Aktif bir deprem kuşağının ortasında bulunan ülkemizde, geçtiğimiz yıllarda gerçekleşen birçok deprem felaketinde acı kayıplar yaşadık. Uzmanların ısrarla dikkat çekmeye çalıştıkları beklenen büyük İstanbul depremi ise, vatandaşları daha temkinli olmak konusunda uyarır niteliktedir.
Olası deprem felaketlerini en az hasarla atlamanın bir yolu da deprem risk tespiti yaptırmaktan geçiyor.
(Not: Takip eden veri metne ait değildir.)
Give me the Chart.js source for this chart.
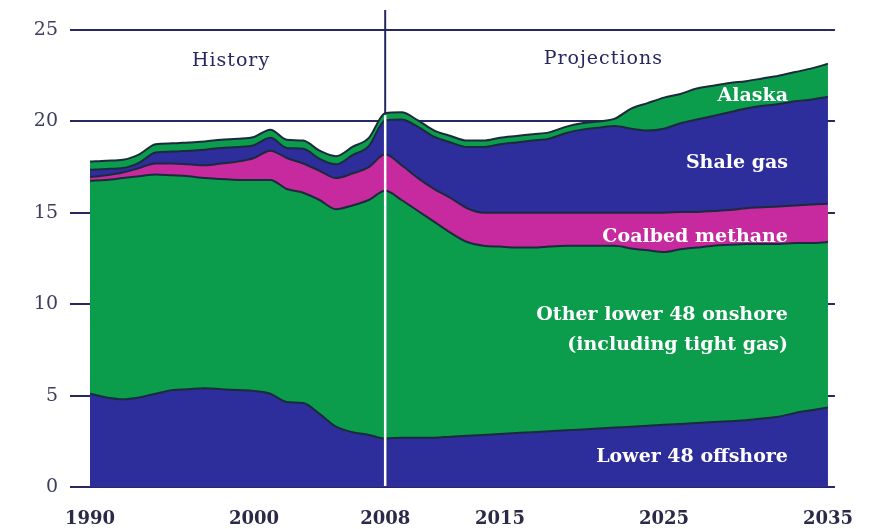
<!DOCTYPE html>
<html>
  <head>
    <meta charset="utf-8" />
    <title>Natural gas production by source</title>
    <style>
      html, body { margin: 0; padding: 0; background: #ffffff; }
      #wrap { width: 875px; height: 529px; }
    </style>
  </head>
  <body>
    <div id="wrap"><canvas id="chart" width="875" height="529"></canvas></div>
    <script src="https://cdn.jsdelivr.net/npm/chart.js@4.4.1/dist/chart.umd.min.js"></script>
    <script>
      const years = [];
      for (let y = 1990; y <= 2035; y++) years.push(y);

      const offshore = [5.1, 4.9, 4.8, 4.9, 5.1, 5.3, 5.35, 5.4, 5.35, 5.3,
        5.25, 5.1, 4.65, 4.6, 4.0, 3.3, 3.0, 2.85, 2.65, 2.7,
        2.7, 2.7, 2.75, 2.8, 2.85, 2.9, 2.95, 3.0, 3.05, 3.1,
        3.15, 3.2, 3.25, 3.3, 3.35, 3.4, 3.45, 3.5, 3.55, 3.6,
        3.65, 3.75, 3.85, 4.05, 4.2, 4.35];
      const onshore = [11.65, 11.9, 12.1, 12.1, 12.0, 11.75, 11.65, 11.5, 11.5, 11.5,
        11.55, 11.7, 11.65, 11.5, 11.7, 11.9, 12.4, 12.85, 13.55, 13.0,
        12.4, 11.8, 11.15, 10.6, 10.35, 10.25, 10.15, 10.1, 10.1, 10.1,
        10.05, 10.0, 9.95, 9.75, 9.6, 9.45, 9.55, 9.6, 9.65, 9.65,
        9.65, 9.55, 9.45, 9.3, 9.15, 9.05];
      const coalbed = [0.2, 0.25, 0.3, 0.45, 0.6, 0.65, 0.65, 0.7, 0.85, 1.0,
        1.2, 1.6, 1.7, 1.6, 1.6, 1.7, 1.75, 1.8, 2.0, 1.9,
        1.8, 1.8, 1.9, 1.85, 1.8, 1.85, 1.9, 1.9, 1.85, 1.8,
        1.8, 1.8, 1.8, 1.95, 2.05, 2.15, 2.05, 1.95, 1.9, 1.9,
        1.95, 2.0, 2.05, 2.05, 2.1, 2.1];
      const shale = [0.4, 0.35, 0.25, 0.3, 0.6, 0.65, 0.75, 0.85, 0.85, 0.8,
        0.7, 0.7, 0.55, 0.8, 0.65, 0.75, 1.0, 1.15, 1.85, 2.5,
        2.8, 2.85, 3.05, 3.35, 3.6, 3.75, 3.85, 3.95, 4.05, 4.35,
        4.55, 4.65, 4.75, 4.6, 4.5, 4.6, 4.85, 5.05, 5.2, 5.35,
        5.45, 5.55, 5.6, 5.7, 5.75, 5.85];
      const alaska = [0.45, 0.45, 0.45, 0.45, 0.45, 0.45, 0.45, 0.45, 0.45, 0.45,
        0.45, 0.45, 0.45, 0.45, 0.45, 0.45, 0.45, 0.45, 0.4, 0.4,
        0.35, 0.35, 0.35, 0.35, 0.35, 0.35, 0.35, 0.35, 0.35, 0.35,
        0.35, 0.35, 0.4, 1.1, 1.5, 1.7, 1.6, 1.7, 1.65, 1.6,
        1.5, 1.5, 1.55, 1.6, 1.7, 1.8];

      const xTicks = [1990, 2000, 2008, 2015, 2025, 2035];
      const yGridLines = [20, 25];
      const splitYear = 2008;

      const BLUE = "#2d2e9b";
      const GREEN = "#0b9c4c";
      const MAGENTA = "#c72a9f";
      const EDGE = "#1b2a3c";
      const NAVY = "#26285e";
      const SERIF = "'DejaVu Serif', serif";

      function series(label, values, color, fill) {
        return {
          label: label,
          data: years.map((y, i) => ({ x: y, y: values[i] })),
          backgroundColor: color,
          borderColor: EDGE,
          borderWidth: 2,
          fill: fill,
          pointRadius: 0,
          cubicInterpolationMode: "monotone",
        };
      }

      const overlay = {
        id: "overlay",
        beforeDatasetsDraw(chart) {
          const ctx = chart.ctx;
          const xs = chart.scales.x;
          const area = chart.chartArea;
          const x = xs.getPixelForValue(splitYear);
          ctx.save();
          ctx.strokeStyle = NAVY;
          ctx.lineWidth = 2;
          ctx.beginPath();
          ctx.moveTo(x, area.top - 20);
          ctx.lineTo(x, area.bottom);
          ctx.stroke();
          ctx.restore();
        },
        afterDatasetsDraw(chart) {
          const ctx = chart.ctx;
          const xs = chart.scales.x;
          const ys = chart.scales.y;
          const area = chart.chartArea;
          const i = years.indexOf(splitYear);
          const total = offshore[i] + onshore[i] + coalbed[i] + shale[i] + alaska[i];
          const x = xs.getPixelForValue(splitYear);
          ctx.save();
          ctx.strokeStyle = "#ffffff";
          ctx.lineWidth = 2.5;
          ctx.beginPath();
          ctx.moveTo(x, ys.getPixelForValue(total) + 2);
          ctx.lineTo(x, area.bottom - 1);
          ctx.stroke();

          ctx.textBaseline = "middle";
          ctx.fillStyle = NAVY;
          ctx.font = "19px " + SERIF;
          ctx.letterSpacing = "1px";
          ctx.textAlign = "center";
          ctx.fillText("History", xs.getPixelForValue(1998.6), ys.getPixelForValue(23.3));
          ctx.fillText("Projections", xs.getPixelForValue(2021.3), ys.getPixelForValue(23.4));

          ctx.fillStyle = "#ffffff";
          ctx.font = "bold 19px " + SERIF;
          ctx.letterSpacing = "0px";
          ctx.textAlign = "right";
          const rx = area.right - 40;
          const labels = [
            ["Alaska", 21.4],
            ["Shale gas", 17.7],
            ["Coalbed methane", 13.7],
            ["Other lower 48 onshore", 9.4],
            ["(including tight gas)", 7.75],
            ["Lower 48 offshore", 1.65],
          ];
          labels.forEach((l) => ctx.fillText(l[0], rx, ys.getPixelForValue(l[1])));
          ctx.restore();
        },
      };

      const ctx = document.getElementById("chart").getContext("2d");
      const myChart = new Chart(ctx, {
        type: "line",
        data: {
          datasets: [
            series("Lower 48 offshore", offshore, BLUE, "origin"),
            series("Other lower 48 onshore (including tight gas)", onshore, GREEN, "-1"),
            series("Coalbed methane", coalbed, MAGENTA, "-1"),
            series("Shale gas", shale, BLUE, "-1"),
            series("Alaska", alaska, GREEN, "-1"),
          ],
        },
        options: {
          responsive: false,
          animation: false,
          layout: { padding: { top: 30, left: 0, right: 0, bottom: 0 } },
          plugins: {
            legend: { display: false },
            tooltip: { enabled: false },
          },
          scales: {
            x: {
              type: "linear",
              min: 1990,
              max: 2035,
              afterBuildTicks: (s) => { s.ticks = xTicks.map((v) => ({ value: v })); },
              afterFit: (s) => { s.height = 42; },
              grid: { display: true, drawOnChartArea: false, drawTicks: false },
              border: { display: true, color: NAVY, width: 2 },
              ticks: {
                padding: 22,
                color: "#2a2a48",
                font: { family: "DejaVu Serif", size: 18, weight: "bold" },
                maxRotation: 0,
                callback: (v) => String(v),
              },
            },
            y: {
              stacked: true,
              min: 0,
              max: 25,
              afterFit: (s) => { s.width = 90; },
              ticks: {
                stepSize: 5,
                padding: 12,
                color: "#3d3d5e",
                font: { family: "DejaVu Serif", size: 19 },
              },
              grid: {
                color: (c) => (yGridLines.includes(c.tick.value) ? NAVY : "rgba(0,0,0,0)"),
                tickColor: NAVY,
                lineWidth: 2,
                tickLength: 20,
              },
              border: { display: false },
            },
            yRight: {
              position: "right",
              min: 0,
              max: 25,
              afterFit: (s) => { s.width = 28; },
              ticks: { stepSize: 5, display: false },
              grid: { drawOnChartArea: false, tickColor: NAVY, lineWidth: 2, tickLength: 7 },
              border: { display: false },
            },
          },
        },
        plugins: [overlay],
      });
    </script>
  </body>
</html>
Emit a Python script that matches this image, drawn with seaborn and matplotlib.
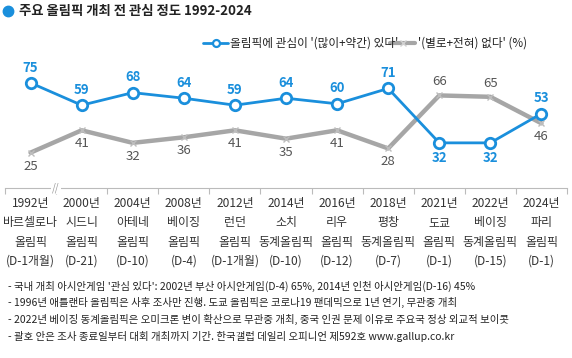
import matplotlib
matplotlib.use("Agg")
import matplotlib.pyplot as plt
import seaborn as sns
import pandas as pd
import numpy as np

# ---- data ----
years = ["1992년", "2000년", "2004년", "2008년", "2012년", "2014년",
         "2016년", "2018년", "2021년", "2022년", "2024년"]
cities = ["바르셀로나", "시드니", "아테네", "베이징", "런던", "소치",
          "리우", "평창", "도쿄", "베이징", "파리"]
games = ["올림픽", "올림픽", "올림픽", "올림픽", "올림픽", "동계올림픽",
         "올림픽", "동계올림픽", "올림픽", "동계올림픽", "올림픽"]
dday = ["(D-1개월)", "(D-21)", "(D-10)", "(D-4)", "(D-1개월)", "(D-10)",
        "(D-12)", "(D-7)", "(D-1)", "(D-15)", "(D-1)"]
interested = [75, 59, 68, 64, 59, 64, 60, 71, 32, 32, 53]
not_interested = [25, 41, 32, 36, 41, 35, 41, 28, 66, 65, 46]

title = "주요 올림픽 개최 전 관심 정도 1992-2024"
legend_blue = "올림픽에 관심이 '(많이+약간) 있다'"
legend_gray = "'(별로+전혀) 없다' (%)"
notes = [
    "- 국내 개최 아시안게임 '관심 있다': 2002년 부산 아시안게임(D-4) 65%, 2014년 인천 아시안게임(D-16) 45%",
    "- 1996년 애틀랜타 올림픽은 사후 조사만 진행. 도쿄 올림픽은 코로나19 팬데믹으로 1년 연기, 무관중 개최",
    "- 2022년 베이징 동계올림픽은 오미크론 변이 확산으로 무관중 개최, 중국 인권 문제 이유로 주요국 정상 외교적 보이콧",
    "- 괄호 안은 조사 종료일부터 대회 개최까지 기간. 한국갤럽 데일리 오피니언 제592호 www.gallup.co.kr",
]

BLUE = "#1a8fdc"
GRAY = "#a6a6a6"

sns.set_theme(style="white")
plt.rcParams['font.family'] = ['Noto Sans CJK KR', 'DejaVu Sans']

W, H = 572, 358
fig = plt.figure(figsize=(W / 100, H / 100), dpi=100)
zero_px = 187.5
top_px = 55
left, right = 5 / W, 567 / W
bottom, top = 1 - zero_px / H, 1 - top_px / H
ax = fig.add_axes([left, bottom, right - left, top - bottom])

n = len(years)
df = pd.DataFrame({"x": np.arange(n), "yes": interested, "no": not_interested})

sns.lineplot(data=df, x="x", y="no", ax=ax, color=GRAY, linewidth=3.2,
             marker="x", markersize=5, markeredgecolor="#bdbdbd",
             markeredgewidth=1.0, zorder=2)
sns.lineplot(data=df, x="x", y="yes", ax=ax, color=BLUE, linewidth=2.0,
             marker="o", markersize=7.5, markerfacecolor="white",
             markeredgecolor=BLUE, markeredgewidth=2.0, zorder=3)

ax.set_xlim(-0.5, n - 0.5)
ax.set_ylim(0, (zero_px - top_px) / 1.395)

# value labels
for i in range(n):
    yb, yg = interested[i], not_interested[i]
    if yb >= yg:
        ax.annotate(str(yb), (i, yb), xytext=(0, 6), textcoords="offset points",
                    ha="center", va="bottom", color=BLUE, fontsize=9.5, fontweight="bold")
        ax.annotate(str(yg), (i, yg), xytext=(0, -5), textcoords="offset points",
                    ha="center", va="top", color="#555555", fontsize=9.5)
    else:
        ax.annotate(str(yb), (i, yb), xytext=(0, -6), textcoords="offset points",
                    ha="center", va="top", color=BLUE, fontsize=9.5, fontweight="bold")
        ax.annotate(str(yg), (i, yg), xytext=(0, 5), textcoords="offset points",
                    ha="center", va="bottom", color="#555555", fontsize=9.5)

# axes styling
for s in ["top", "right", "left"]:
    ax.spines[s].set_visible(False)
ax.spines["bottom"].set_color("#bbbbbb")
ax.spines["bottom"].set_linewidth(0.8)
ax.set_yticks([])
ax.set_xticks(np.arange(-0.5, n, 1.0))
ax.set_xticklabels([])
ax.tick_params(axis="x", which="major", length=4, color="#bbbbbb", width=0.8,
               direction="out", bottom=True)
ax.set_xticks(np.arange(n), minor=True)
ax.set_xticklabels([f"{y}\n{c}\n{g}\n{d}" for y, c, g, d in zip(years, cities, games, dday)],
                   minor=True)
ax.tick_params(axis="x", which="minor", length=0, pad=7, labelsize=8.6,
               labelcolor="#333333")
for lbl in ax.get_xticklabels(minor=True):
    lbl.set_linespacing(1.62)
ax.set_xlabel("")
ax.set_ylabel("")

# axis break mark
ax.text(0.5, 0, "//", transform=ax.get_xaxis_transform(), ha="center", va="center",
        fontsize=7, color="#999999", style="italic",
        bbox=dict(facecolor="white", edgecolor="none", pad=1.0))

# title
fig.add_artist(plt.Line2D([8 / W], [1 - 11 / H], marker="o", markersize=7.5,
                          color=BLUE, linestyle="none"))
fig.text(19 / W, 1 - 11 / H, title, color="#222222", fontsize=9.6,
         fontweight="bold", ha="left", va="center")

# legend (manual)
ly = 1 - 43 / H
fig.add_artist(plt.Line2D([203 / W, 228 / W], [ly, ly], color=BLUE, linewidth=2.0))
fig.add_artist(plt.Line2D([215.5 / W], [ly], marker="o", markersize=5,
                          markerfacecolor="white", markeredgecolor=BLUE,
                          markeredgewidth=1.6, linestyle="none"))
fig.text(230 / W, ly, legend_blue, fontsize=8.4, color="#222222", ha="left", va="center")
fig.add_artist(plt.Line2D([390 / W, 415 / W], [ly, ly], color=GRAY, linewidth=3.0))
fig.add_artist(plt.Line2D([402.5 / W], [ly], marker="x", markersize=4,
                          markeredgecolor="#d0d0d0", markeredgewidth=1.0, linestyle="none"))
fig.text(418 / W, ly, legend_gray, fontsize=8.4, color="#222222", ha="left", va="center")

# notes
for k, t in enumerate(notes):
    fig.text(8 / W, 1 - (286 + k * 16.7) / H, t, fontsize=7.5, color="#222222",
             ha="left", va="center")

fig.savefig("out.png", dpi=100, facecolor="white")
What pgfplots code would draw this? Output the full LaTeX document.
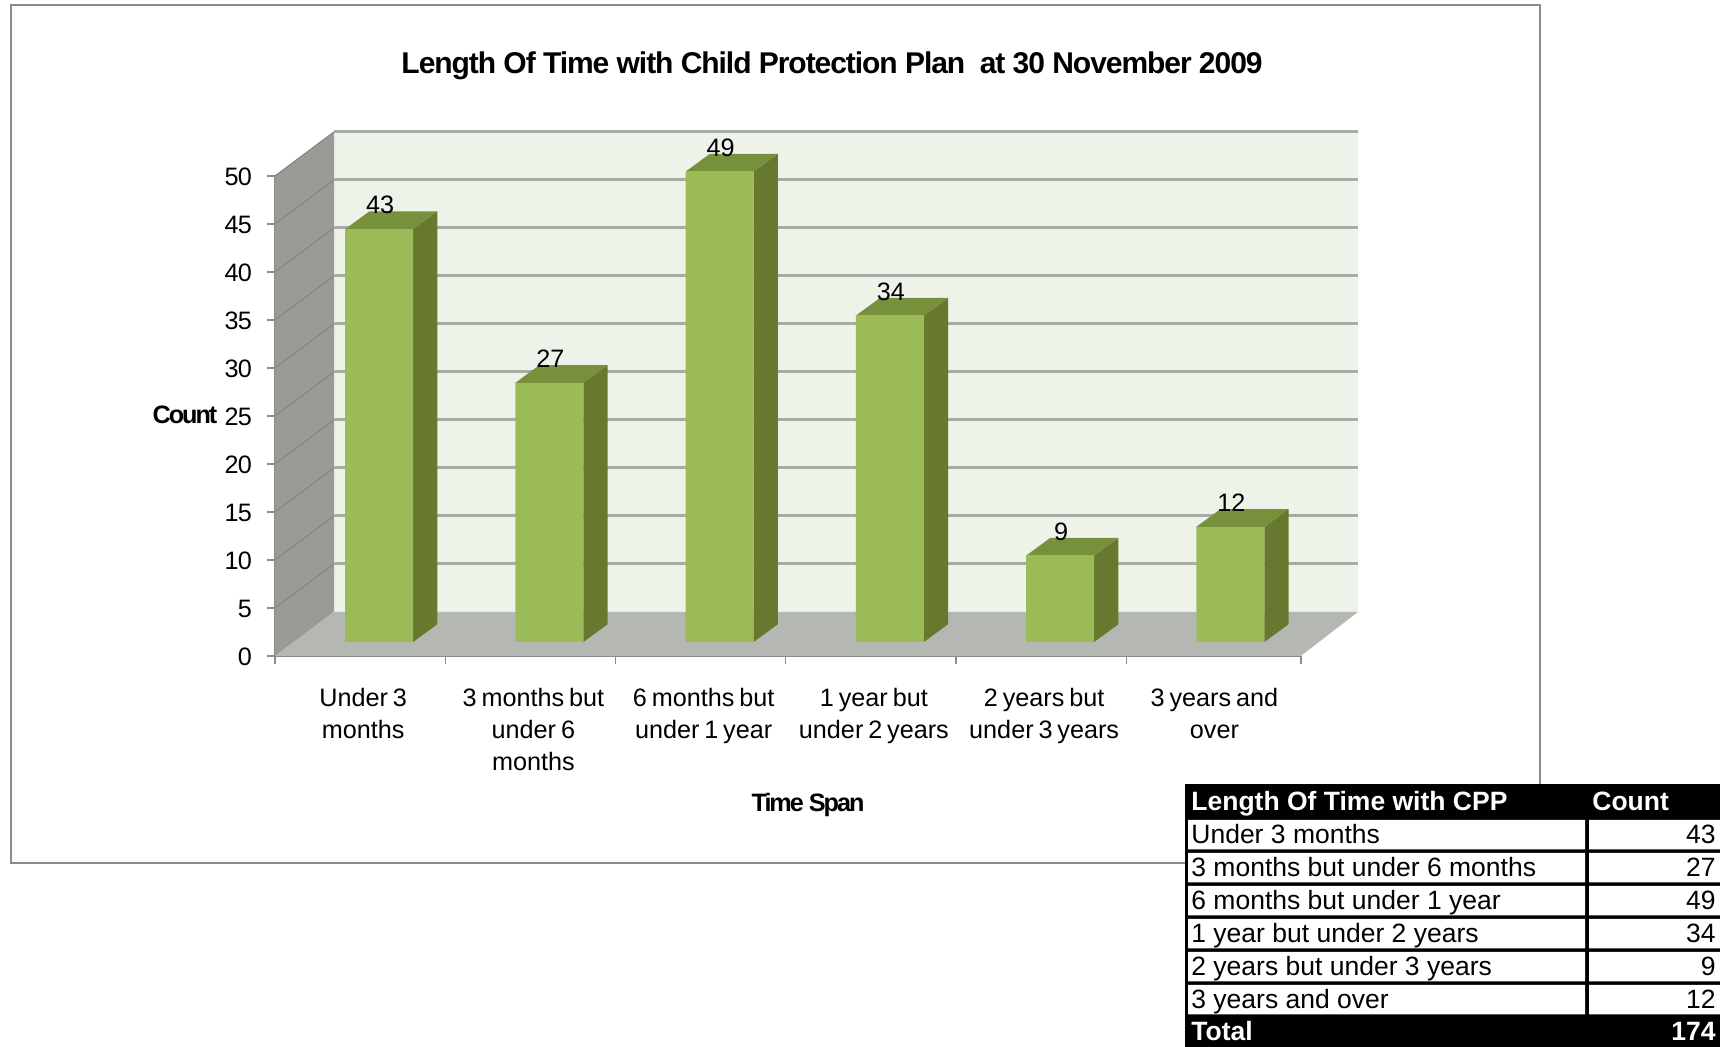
\documentclass[border=0pt]{standalone}
\usepackage{pgfplots}
\pgfplotsset{compat=1.18}
\usepackage{fontspec}
\setmainfont{Liberation Sans}
\newfontfamily\catfont[WordSpace=0.7]{Liberation Sans}

\definecolor{barfront}{HTML}{9BBB59}
\definecolor{barside}{HTML}{66792F}
\definecolor{bartop}{HTML}{77903C}
\definecolor{backwall}{HTML}{EEF3EA}
\definecolor{floorc}{HTML}{B5B7B3}
\definecolor{gridc}{HTML}{A9ABA5}
\definecolor{axisc}{HTML}{8A8C88}
\definecolor{sidewall}{HTML}{999B97}
\definecolor{sidegrid}{HTML}{858782}

% 1 px of the reference is 0.5pt; x unit 170.25 px, y unit 9.6 px
\newcommand{\threedbar}[2]{%
  \pgfmathsetmacro\xa{#1-0.5+0.1116-0.1997}
  \pgfmathsetmacro\xb{#1-0.5+0.1116+0.1997}
  \pgfmathsetmacro\xc{\xb+0.142}
  \pgfmathsetmacro\xd{\xa+0.142}
  \pgfmathsetmacro\ya{1.458}
  \pgfmathsetmacro\yb{1.458+1.85}
  \pgfmathsetmacro\yc{#2+1.458}
  \pgfmathsetmacro\yd{#2+1.458+1.85}
  \edef\tmp{\noexpand\addplot[fill=barside,draw=none,forget plot] coordinates
    {(\xb,\ya) (\xc,\yb) (\xc,\yd) (\xb,\yc)} --cycle;
    \noexpand\addplot[fill=bartop,draw=none,forget plot] coordinates
    {(\xa,\yc) (\xb,\yc) (\xc,\yd) (\xd,\yd)} --cycle;}
  \tmp
}
\newcommand{\wallgrid}[1]{%
  \pgfmathsetmacro\ya{#1+4.583}
  \edef\tmp{\noexpand\addplot[gridc,line width=1.5pt,forget plot] coordinates
    {(0.3466,\ya) (6.36,\ya)};
    \noexpand\addplot[sidegrid,line width=0.6pt,forget plot] coordinates
    {(0,#1) (0.3466,\ya)};}
  \tmp
}

\begin{document}
\begin{tikzpicture}
  % reference pixel frame, the axis origin is at pixel (275,656)
  \begin{scope}[x=0.5pt,y=-0.5pt,shift={(-275,-656)}]
    \path[use as bounding box] (0,0) rectangle (1720,1047);
    \draw[axisc,line width=0.8pt] (11,5) rectangle (1540,863);
  \end{scope}

  \begin{axis}[
    scale only axis,
    width=512.9pt,
    height=240pt,
    xmin=0, xmax=6.025,
    ymin=0, ymax=50,
    clip=false,
    axis x line*=bottom,
    axis y line*=left,
    axis line style={axisc,line width=0.8pt,-},
    tick align=outside,
    ytick={0,5,...,50},
    xtick={0.5,1.5,2.5,3.5,4.5,5.5},
    minor xtick={0,1,2,3,4,5,6.025},
    xticklabels={
      {Under 3\\months},
      {3 months but\\under 6\\months},
      {6 months but\\under 1 year},
      {1 year but\\under 2 years},
      {2 years but\\under 3 years},
      {3 years and\\over}},
    major tick length=4pt,
    minor tick length=4pt,
    tick style={axisc,line width=0.7pt},
    major x tick style={draw=none},
    /pgf/number format/assume math mode=true,
    x tick label style={font=\catfont\fontsize{12.6}{16}\selectfont,
      align=center,yshift=-8.5pt,xshift=1.5pt},
    y tick label style={font=\fontsize{12.6}{16}\selectfont\addfontfeatures{LetterSpace=-3},
      xshift=-4pt,yshift=-0.5pt},
  ]
    % walls and floor
    \addplot[fill=backwall,draw=none,forget plot] coordinates
      {(0.3466,4.583) (6.36,4.583) (6.36,54.583) (0.3466,54.583)} --cycle;
    \addplot[fill=sidewall,draw=none,forget plot] coordinates
      {(0,0) (0.3466,4.583) (0.3466,54.583) (0,50)} --cycle;
    \addplot[fill=floorc,draw=none,forget plot] coordinates
      {(0,0) (0.3466,4.583) (6.36,4.583) (6.025,0)} --cycle;
    \wallgrid{5}
    \wallgrid{10}
    \wallgrid{15}
    \wallgrid{20}
    \wallgrid{25}
    \wallgrid{30}
    \wallgrid{35}
    \wallgrid{40}
    \wallgrid{45}
    \wallgrid{50}

    \threedbar{1}{43}
    \threedbar{2}{27}
    \threedbar{3}{49}
    \threedbar{4}{34}
    \threedbar{5}{9}
    \threedbar{6}{12}

    % front faces, moved onto the floor
    \addplot[ybar,bar width=34pt,bar shift=0pt,fill=barfront,draw=none,
      xshift=9.5pt,yshift=7pt,
      nodes near coords,
      every node near coord/.append style={anchor=center,black,xshift=0.5pt,yshift=12pt,
        font=\fontsize{12.6}{15}\selectfont}]
      coordinates {(0.5,43) (1.5,27) (2.5,49) (3.5,34) (4.5,9) (5.5,12)};
  \end{axis}

  \begin{scope}[x=0.5pt,y=-0.5pt,shift={(-275,-656)}]
    \node[font=\fontsize{15}{18}\selectfont\bfseries\addfontfeatures{LetterSpace=-3.5}] at (832,66)
      {Length Of Time with Child Protection Plan\ \ at 30 November 2009};
    \node[font=\fontsize{12.6}{15}\selectfont\bfseries\addfontfeatures{LetterSpace=-8}] at (185,415) {Count};
    \node[font=\fontsize{12.6}{15}\selectfont\bfseries\addfontfeatures{LetterSpace=-8}] at (808,805) {Time Span};

    % data table
    \fill[black] (1185,784) rectangle (1720,1047);
    \foreach \r in {0,...,5}
      \fill[white] (1188,820+33*\r) rectangle (1585,849.5+33*\r)
                   (1589,820+33*\r) rectangle (1720,849.5+33*\r);
    \def\tfont{\fontsize{13.25}{15}\selectfont}
    \node[anchor=base west,white,font=\tfont\bfseries,inner sep=0pt] at (1191,811) {Length Of Time with CPP};
    \node[anchor=base west,white,font=\tfont\bfseries,inner sep=0pt] at (1592,811) {Count};
    \foreach \r/\t/\n in {0/Under 3 months/43,1/3 months but under 6 months/27,
        2/6 months but under 1 year/49,3/1 year but under 2 years/34,
        4/2 years but under 3 years/9,5/3 years and over/12}{
      \node[anchor=base west,font=\tfont,inner sep=0pt] at (1191,843.5+33*\r) {\t};
      \node[anchor=base east,font=\tfont,inner sep=0pt] at (1716,843.5+33*\r) {\n};
    }
    \node[anchor=base west,white,font=\tfont\bfseries,inner sep=0pt] at (1191,1041) {Total};
    \node[anchor=base east,white,font=\tfont\bfseries,inner sep=0pt] at (1716,1041) {174};
  \end{scope}
\end{tikzpicture}
\end{document}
Oturduğunuz binanın depremde hasar görme olasılığını ortaya koymaya yarayan bu analiz hakkında merak edilen sorulara yazımızda yer veriyoruz.
Deprem Risk Tespiti Nedir?
Bugüne kadar yaşanan birçok deprem, ülkemizde ne kadar acı tablolarla karşılaşabileceğimizi gözler önüne sermektedir. Özellikle uzmanlar, büyük bir felaket olarak hafızalara kazınan 17 Ağustos 1999 Gölcük depremi öncesinde yapılan binalara dikkat çekiyorlar.
Bilindiği üzere 7.4 şiddetinde gerçekleşen bu depremde 17 binden fazla vatandaşımız hayatını kaybetmişti. Binaların depreme dayanıksız malzemelerle yapılmış olması ve yönetmeliklere uygun olmaması, can kaybının bu derece büyük olmasına en büyük etkendi.
Depremlere hazırlıksız yakalanmak istemeyen vatandaşlar, bu hazırlıkları bir dizi tedbir alarak yapmaya çalışıyorlar. Bu tedbirlerin başında ise deprem risk tespit analizi geliyor.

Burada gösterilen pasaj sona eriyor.